Tapestry (NYSE:TPR), the parent company of Coach, Kate Spade, and Stuart Weitzman, has disappointed investors as its stock plunged roughly 40% over the past 12 months. During the same period, shares of its upscale rival LVMH (OTC:LVMUY) -- which owns Louis Vuitton, Dior, and Sephora -- surged nearly 40%.
Tapestry struggled with sluggish sales growth (especially at Kate Spade), declining margins, and tariffs. Meanwhile, LVMH's revenue growth and margins stayed robust as demand for its broad portfolio of luxury goods rose.
But after Tapestry's big drop, some value-seeking investors might be drawn to the stock's forward P/E ratio of 9 and its forward yield of 5.2%. LVMH trades at nearly 30 times earnings and pays a forward yield of 1.6%. However, Tapestry is cheap for obvious reasons, while LVMH's strengths justify its premium.
A better diversified business
Tapestry's top brand is Coach, which generated 71% of its revenue in fiscal 2019 (which ended on June 29). Kate Spade generated 23% of its revenue, while Stuart Weitzman accounted for the remaining 6%.

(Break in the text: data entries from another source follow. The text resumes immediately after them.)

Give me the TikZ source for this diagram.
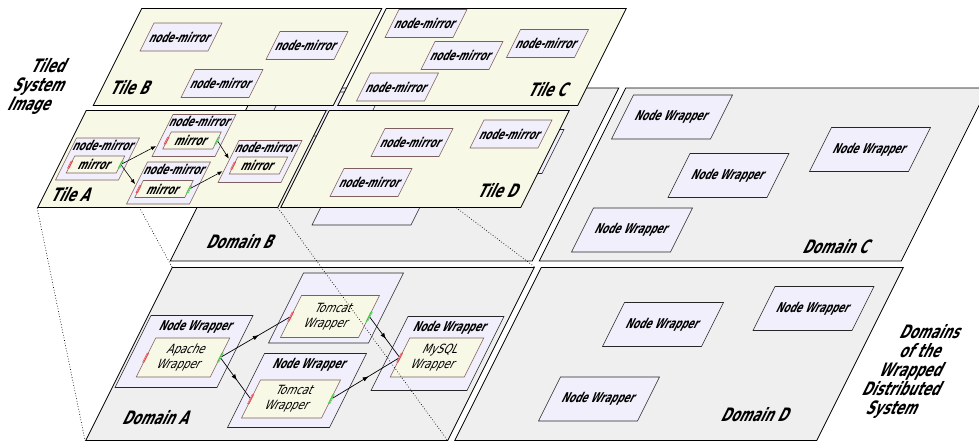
\documentclass[tikz,border=0pt]{standalone}
\usepackage{fontspec}
\newfontfamily\diagsf[FakeStretch=0.66]{DejaVu Sans}
\newfontfamily\diagsflight[FakeStretch=0.8]{DejaVu Sans}
\newcommand{\boxfont}{\diagsf\bfseries\fontsize{13.5}{15}\selectfont}
\newcommand{\wrapfont}{\diagsflight\fontsize{12.7}{15}\selectfont}
\newcommand{\planefont}{\diagsf\bfseries\fontsize{18.5}{19}\selectfont}
\usetikzlibrary{arrows.meta,decorations.markings}
\definecolor{tilecream}{RGB}{248,248,230}
\definecolor{domaingray}{RGB}{239,239,239}
\definecolor{nodelav}{RGB}{241,239,251}
\definecolor{boxbrown}{RGB}{125,95,95}
\definecolor{portred}{RGB}{255,60,60}
\definecolor{portgreen}{RGB}{60,220,60}
\pgfdeclarelayer{tiles}
\pgfsetlayers{main,tiles}

\begin{document}
\begin{tikzpicture}[x=1pt, y=-1pt,
domainnode/.style={draw, fill=domaingray, xslant=0.5, line width=0.8pt, minimum width=362pt, minimum height=173pt, inner sep=0pt},
tilenode/.style={draw, fill=tilecream, xslant=0.5, line width=0.8pt, minimum width=240pt, minimum height=97pt, inner sep=0pt},
wrapnode/.style={draw=black!85, fill=nodelav, xslant=0.5, line width=0.6pt, minimum width=99pt, minimum height=44pt, inner sep=0pt, font=\boxfont},
labelwrap/.style={draw=black!85, fill=nodelav, xslant=0.5, line width=0.6pt, inner sep=0pt, font=\boxfont, text height=15pt, text depth=#1},
wrapinner/.style={draw=boxbrown, fill=tilecream, xslant=0.5, line width=0.6pt, inner sep=0pt, font=\wrapfont, align=center},
mirrornode/.style={draw=boxbrown, fill=nodelav, xslant=0.5, line width=0.6pt, minimum width=68pt, minimum height=28pt, inner sep=0pt, font=\boxfont},
mirrorouter/.style={draw=boxbrown, fill=nodelav, xslant=0.5, line width=0.6pt, minimum width=63pt, inner sep=0pt, font=\boxfont, text height=12pt, text depth=30pt},
mirrorinner/.style={draw=boxbrown, fill=tilecream, xslant=0.5, line width=0.6pt, minimum width=50pt, minimum height=17pt, inner sep=0pt, font=\boxfont},
planetext/.style={xslant=0.5, inner sep=0pt, align=center, font=\planefont},
inport/.style={draw=portred, xslant=0.5, line width=0.5pt, minimum width=1.6pt, minimum height=#1, inner sep=0pt},
outport/.style={draw=portgreen, xslant=0.5, line width=0.5pt, minimum width=1.6pt, minimum height=#1, inner sep=0pt},
flow/.style={line width=0.7pt, postaction={decorate}, decoration={markings, mark=at position 0.55 with {\arrow{Latex[length=6pt,width=4.5pt]}}}},
mirrorflow/.style={line width=0.6pt, -{Latex[length=5pt,width=4pt]}},
projection/.style={dotted, line width=0.7pt},
]
\useasboundingbox (0,0) rectangle (979,442);

%Domains
\node[domainnode] (domain_b) at (394.5,174.5) {};
\node[domainnode] (domain_c) at (763.5,174.5) {};
\node[domainnode] (domain_a) at (310,354) {};
\node[domainnode] (domain_d) at (679,354) {};

\node[planetext] (domain_b_label) at (242,242) {Domain B};
\node[planetext] (domain_c_label) at (838,247) {Domain C};
\node[planetext] (domain_a_label) at (158,418) {Domain A};
\node[planetext] (domain_d_label) at (757,415) {Domain D};

%Node wrappers of domain B (under the tiles)
\node[wrapnode] (wrapper_b1) at (372.5,203) {};
\node[wrapnode] (wrapper_b2) at (503.5,151.5) {};
\node[wrapnode] (wrapper_b3) at (321.5,114) {};

%Node wrappers of domain C
\node[wrapnode] (wrapper_c1) at (672,117) {Node Wrapper};
\node[wrapnode] (wrapper_c2) at (728.5,175.5) {Node Wrapper};
\node[wrapnode] (wrapper_c3) at (870,149.5) {Node Wrapper};
\node[wrapnode] (wrapper_c4) at (632,230) {Node Wrapper};

%Node wrappers of domain D
\node[wrapnode] (wrapper_d1) at (663,324.5) {Node Wrapper};
\node[wrapnode] (wrapper_d2) at (813.5,308.5) {Node Wrapper};
\node[wrapnode] (wrapper_d3) at (599,399) {Node Wrapper};

%Domain A
\node[labelwrap=57pt, minimum width=102pt] (apache_node) at (184,351.5) {Node Wrapper};
\node[wrapinner, minimum width=74pt, minimum height=39pt] (apache) at (183,357.5) {Apache\\Wrapper};
\node[wrapnode, minimum width=100pt, minimum height=70pt] (tomcat_node_1) at (336,308) {};
\node[wrapinner, minimum width=78pt, minimum height=42pt] (tomcat_1) at (330,316.5) {Tomcat\\Wrapper};
\node[labelwrap=59pt, minimum width=102pt] (tomcat_node_2) at (297,390.5) {Node Wrapper};
\node[wrapinner, minimum width=80pt, minimum height=38pt] (tomcat_2) at (291,399) {Tomcat\\Wrapper};
\node[labelwrap=59pt, minimum width=96pt] (mysql_node) at (437.5,353.5) {Node Wrapper};
\node[wrapinner, minimum width=74pt, minimum height=39pt] (mysql) at (437,357.5) {MySQL\\Wrapper};

\node[inport=9pt] (apache_in) at (apache.west) {};
\node[outport=9pt] (apache_out) at (apache.east) {};
\node[inport=9pt] (tomcat_1_in) at (tomcat_1.west) {};
\node[outport=9pt] (tomcat_1_out) at (tomcat_1.east) {};
\node[inport=9pt] (tomcat_2_in) at (tomcat_2.west) {};
\node[outport=9pt] (tomcat_2_out) at (tomcat_2.east) {};
\node[inport=9pt] (mysql_in) at (mysql.west) {};

\draw[flow] (apache_out) -- (tomcat_1_in);
\draw[flow] (apache_out) -- (tomcat_2_in);
\draw[flow] (tomcat_1_out) -- (mysql_in);
\draw[flow] (tomcat_2_out) -- (mysql_in);

%Tiles
\begin{pgfonlayer}{tiles}
\node[tilenode] (tile_b) at (237.5,57) {};
\node[tilenode] (tile_c) at (482,57) {};
\node[tilenode] (tile_a) at (182,159) {};
\node[tilenode] (tile_d) at (425,159) {};

\node[planetext] (tile_b_label) at (132,88) {Tile B};
\node[planetext] (tile_c_label) at (550,90) {Tile C};
\node[planetext] (tile_a_label) at (73,195) {Tile A};
\node[planetext] (tile_d_label) at (500,191) {Tile D};

\node[mirrornode] (mirror_b1) at (181,37) {node-mirror};
\node[mirrornode] (mirror_b2) at (307,45.5) {node-mirror};
\node[mirrornode] (mirror_b3) at (222,83.5) {node-mirror};

\node[mirrornode] (mirror_c1) at (426,23.5) {node-mirror};
\node[mirrornode] (mirror_c2) at (462,55.5) {node-mirror};
\node[mirrornode] (mirror_c3) at (547.5,43.5) {node-mirror};
\node[mirrornode] (mirror_c4) at (397.5,87) {node-mirror};

\node[mirrornode] (mirror_d1) at (412,142.5) {node-mirror};
\node[mirrornode] (mirror_d2) at (511,134) {node-mirror};
\node[mirrornode] (mirror_d3) at (371,182.5) {node-mirror};

\node[mirrorouter] (mirror_node_1) at (97.5,159) {node-mirror};
\node[mirrorinner] (mirror_1) at (95.5,164.5) {mirror};
\node[mirrorouter] (mirror_node_2) at (194,135.5) {node-mirror};
\node[mirrorinner] (mirror_2) at (192,140.5) {mirror};
\node[mirrorouter] (mirror_node_3) at (168.5,183) {node-mirror};
\node[mirrorinner] (mirror_3) at (164,189) {mirror};
\node[mirrorouter] (mirror_node_4) at (260,161.5) {node-mirror};
\node[mirrorinner] (mirror_4) at (258.5,165.5) {mirror};

\node[inport=7pt] (mirror_1_in) at (mirror_1.west) {};
\node[outport=7pt] (mirror_1_out) at (mirror_1.east) {};
\node[inport=7pt] (mirror_2_in) at (mirror_2.west) {};
\node[outport=7pt] (mirror_2_out) at (mirror_2.east) {};
\node[inport=7pt] (mirror_3_in) at (mirror_3.west) {};
\node[outport=7pt] (mirror_3_out) at (mirror_3.east) {};
\node[inport=7pt] (mirror_4_in) at (mirror_4.west) {};

\draw[mirrorflow, shorten >=10.5pt] (mirror_1_out) -- (mirror_2_in);
\draw[mirrorflow, shorten >=5pt] (mirror_1_out) -- (mirror_3_in);
\draw[mirrorflow, shorten >=7pt] (mirror_2_out) -- (mirror_4_in);
\draw[mirrorflow, shorten >=10.5pt] (mirror_3_out) -- (mirror_4_in);
\end{pgfonlayer}

%Projection of tile A onto domain A
\draw[projection] (tile_a.north west) -- (domain_a.north west);
\draw[projection] (tile_a.south west) -- (domain_a.south west);
\draw[projection] (tile_a.north east) -- (domain_a.north east);
\draw[projection] (tile_a.south east) -- (domain_a.south east);

%Side labels
\node[planetext] (tiled_label) at (40,86) {Tiled\\System\\Image};
\node[planetext] (domains_label) at (912,371) {Domains\\of the\\Wrapped\\Distributed\\System};

\end{tikzpicture}
\end{document}
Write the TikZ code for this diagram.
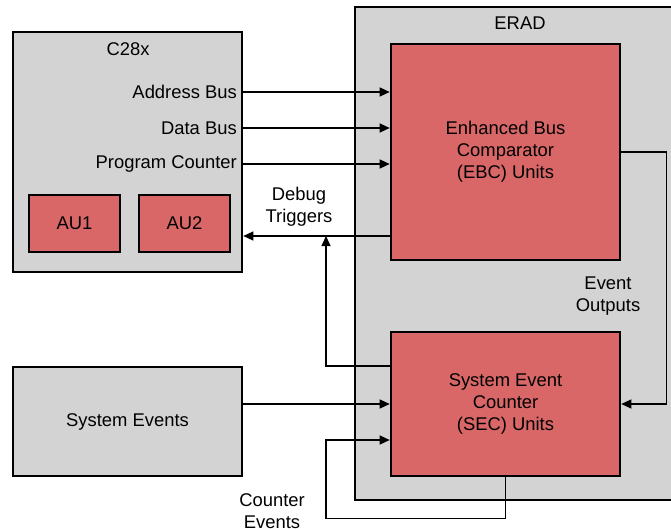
\documentclass[tikz,border=0pt]{standalone}
\usepackage{fontspec}
\setmainfont{Liberation Sans}
\usetikzlibrary{arrows.meta,calc,positioning}
\definecolor{blockgray}{RGB}{211,211,211}
\definecolor{unitred}{RGB}{217,103,103}

\begin{document}
\begin{tikzpicture}[x=1pt,y=-1pt,>={Triangle[length=10pt,width=9pt]},
	font=\fontsize{18.4}{22}\selectfont,
	block/.style={draw=black,line width=2.6pt,fill=blockgray,inner sep=0pt,align=center},
	unit/.style={block,fill=unitred},
	link/.style={line width=1.3pt}]
	\useasboundingbox (0,0) rectangle (671,529);
	% outer blocks
	\node[block,minimum width=229pt,minimum height=240pt] (c28x) at (127.5,152) {};
	\node[block,minimum width=325pt,minimum height=493pt] (erad) at (517.5,253.5) {};
	\node[block,minimum width=229pt,minimum height=109pt] (sysev) at (127.5,421.5) {System Events};
	\node at (128,49) {C28x};
	\node at (520,23) {ERAD};
	% units
	\node[unit,minimum width=91pt,minimum height=57pt] (au1) at (74.5,223.5) {AU1};
	\node[unit,minimum width=91pt,minimum height=57pt] (au2) at (184.5,223.5) {AU2};
	\node[unit,minimum width=229pt,minimum height=216pt] (ebc) at (505.5,152) {Enhanced Bus\\Comparator\\(EBC) Units};
	\node[unit,minimum width=229pt,minimum height=144pt] (sec) at (505.5,404) {System Event\\Counter\\(SEC) Units};
	% bus labels
	\node[anchor=east,inner sep=0pt] (addr) at (237,92) {Address Bus};
	\node[anchor=east,inner sep=0pt] (data) at (237,128) {Data Bus};
	\node[anchor=east,inner sep=0pt] (pc) at (237,164) {Program Counter};
	\node[align=center] (dbglbl) at (299,207) {Debug\\Triggers};
	\node[align=center] (evlbl) at (608,296) {Event\\Outputs};
	\node[align=center] (cntlbl) at (272,511) {Counter\\Events};
	\coordinate (dbg) at (326,236);
	% connectors
	\foreach \bus in {addr,data,pc}
		\draw[link,->] (\bus.east -| c28x.east) -- (\bus.east -| ebc.west);
	\draw[link,->] (ebc.west |- dbg) -- (c28x.east |- dbg);
	\draw[link,->] ([yshift=38pt]sec.west) -| (dbg);
	\draw[link,->] (sec.west -| sysev.east) -- (sec.west);
	\draw[link,->] (ebc.east) -- ++(45,0) |- (sec.east);
	\draw[link,->] (sec.south) -- ++(0,41) -| ([yshift=-36pt]sec.west -| dbg) -- ([yshift=-36pt]sec.west);
\end{tikzpicture}
\end{document}
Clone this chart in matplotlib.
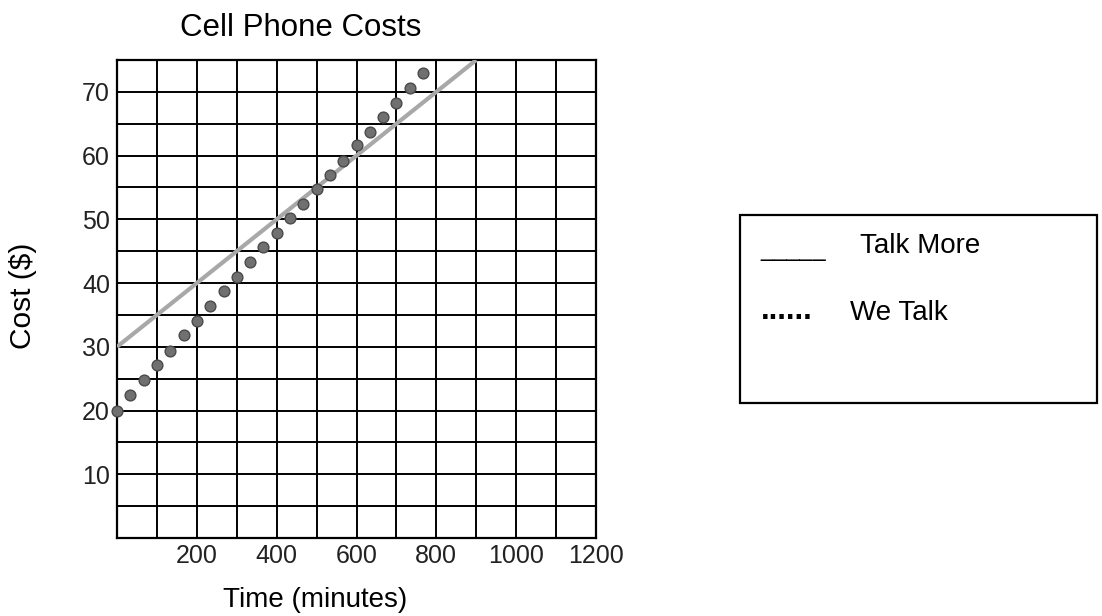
import matplotlib
matplotlib.use("Agg")
import matplotlib.pyplot as plt
from matplotlib.patches import Rectangle

plt.rcParams['font.family'] = ['Liberation Sans', 'DejaVu Sans']

title = "Cell Phone Costs"
xlabel = "Time (minutes)"
ylabel = "Cost ($)"
x_ticks = [200, 400, 600, 800, 1000, 1200]
y_ticks = [10, 20, 30, 40, 50, 60, 70]

# Talk More plan (line)
talk_more_min = [0, 900]
talk_more_cost = [30, 75]

# We Talk plan (dots)
we_talk_min = [0, 33, 67, 100, 133, 167, 200, 233, 267, 300, 333, 367,
               400, 433, 467, 500, 533, 567, 600, 633, 667, 700, 733, 767]
we_talk_cost = [20.0, 22.4, 24.8, 27.1, 29.4, 31.8, 34.1, 36.4, 38.7, 41.0, 43.3, 45.6,
                47.9, 50.2, 52.4, 54.7, 57.0, 59.2, 61.6, 63.7, 66.0, 68.2, 70.6, 72.9]

W, H = 1102, 616
fig = plt.figure(figsize=(W/100, H/100), dpi=100)
ax = fig.add_axes([117/W, 1-538/H, (596-117)/W, (538-60)/H])

ax.set_xlim(0, 1200)
ax.set_ylim(0, 75)
for gx in range(100, 1200, 100):
    ax.axvline(gx, color='black', lw=1.4, zorder=1)
for gy in range(5, 75, 5):
    ax.axhline(gy, color='black', lw=1.4, zorder=1)
for s in ax.spines.values():
    s.set_linewidth(1.6)
    s.set_color('black')

ax.plot(talk_more_min, talk_more_cost, color='#a8a8a8', lw=3, zorder=3, solid_capstyle='butt')
ax.scatter(we_talk_min, we_talk_cost, s=60, color='#707070', edgecolors='#4a4a4a',
           linewidths=1.0, zorder=4, clip_on=False)

ax.set_xticks(x_ticks)
ax.set_yticks(y_ticks)
ax.tick_params(length=0, labelsize=18, colors='black')
ax.tick_params(axis='x', pad=4)
ax.tick_params(axis='y', pad=5)
for lab in ax.get_xticklabels() + ax.get_yticklabels():
    lab.set_color('#222222')

fig.text(301/W, 1-36/H, title, ha='center', va='baseline', fontsize=22.5)
fig.text(315/W, 1-607/H, xlabel, ha='center', va='baseline', fontsize=20)
fig.text(23/W, 1-296/H, ylabel, ha='center', va='center', fontsize=21.5, rotation=90)

# legend box
fig.patches.append(Rectangle((740/W, 1-403/H), (1097-740)/W, (403-215)/H,
                             transform=fig.transFigure, fill=False, edgecolor='black', lw=1.6))
fig.text(760/W, 1-256/H, "_____", ha='left', va='baseline', fontsize=17)
fig.text(860/W, 1-253/H, "Talk More", ha='left', va='baseline', fontsize=20)
fig.text(761/W, 1-319/H, "......", ha='left', va='baseline', fontsize=22, fontweight='bold')
fig.text(850/W, 1-320/H, "We Talk", ha='left', va='baseline', fontsize=20)

fig.savefig("out.png", dpi=100)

LVMH owns 75 brands across five main businesses: fashion and leather goods (41% of its revenue in the first nine months of 2019), selective retailing (27% of revenue), perfumes and cosmetics (13% of revenue), wines and spirits (10% of revenue), and watches and jewelry (8% of revenue).
Tapestry generated 61% of its revenue from North America in 2019, followed by 17% from Asia (excluding China), 15% from China, and 7% from other markets. Coach's massive exposure to North America and China could be major liabilities as the trade war escalates. It's already struggling with a 25% tariff on its Chinese-made handbags and the new 10% tariff on products like apparel and footwear.
LVMH's revenue is more evenly distributed, with sales to the U.S. and China accounting for less than half its total revenue. As a French company, LVMH isn't exposed to the trade war between the U.S. and China, although the U.S. recently hit its wines and spirits business with higher tariffs.
Tapestry sells "affordable luxury" brands for middle class shoppers, who generally rein in their spending during economic downturns. Most of LVMH's brands serve higher-end customers who don't struggle as much during recessions. All these factors make LVMH a more well-rounded luxury company than Tapestry.
Better growth rates
Tapestry's total revenue rose just 3% (4% in constant currency terms) to $6.03 billion in 2019. Coach's revenue and global comparable store sales both rose 2% on a constant currency basis. Kate Spade's revenue rose 7% on the same basis, driven by new store openings, but its comps declined 7%, indicating that its stores weren't retaining customers. Stuart Weitzman's revenue rose 6%, but the brand remains too small to move the needle.
LVMH's total revenue rose 16% annually (11% on an organic basis) to 38.4 billion euros ($42.4 billion) in the first nine months of 2019. All of its business units posted strong organic growth, with the fashion and leather goods group leading the charge with an 18% jump.
LVMH noted that its sales in Hong Kong fell 25% annually during the third quarter, but it easily offset that softness with the stronger growth of other markets like mainland China. That's a stark contrast to other luxury retailers like Tiffany & Co. (NYSE:TIF), which remains dangerously overexposed to the Hong Kong market.
Tapestry's adjusted net income, which excluded a big tax benefit, fell 1% to $749 million in 2019 as its margins contracted in the fourth quarter. LVMH's net income rose 18% to 6.35 billion euros ($7.01 billion) in 2018, and climbed another 9% to 3.27 billion ($3.61 billion) in the first half of 2019.
In other words, LVMH is several times larger than Tapestry, but still consistently generates better revenue and profit growth than its American rival.
The key takeaway
When Tapestry was still known as Coach, it acquired Kate Spade and Stuart Weitzman to diversify its portfolio. However, all three are fickle mid-range brands that are less resilient than upscale powerhouse brands like Louis Vuitton and Dior.
Tapestry's growth is plateauing due to market saturation and macro challenges, while LVMH is still charging ahead. That's why LVMH should remain a better luxury stock than Tapestry for the foreseeable future, and why it deserves its premium valuation.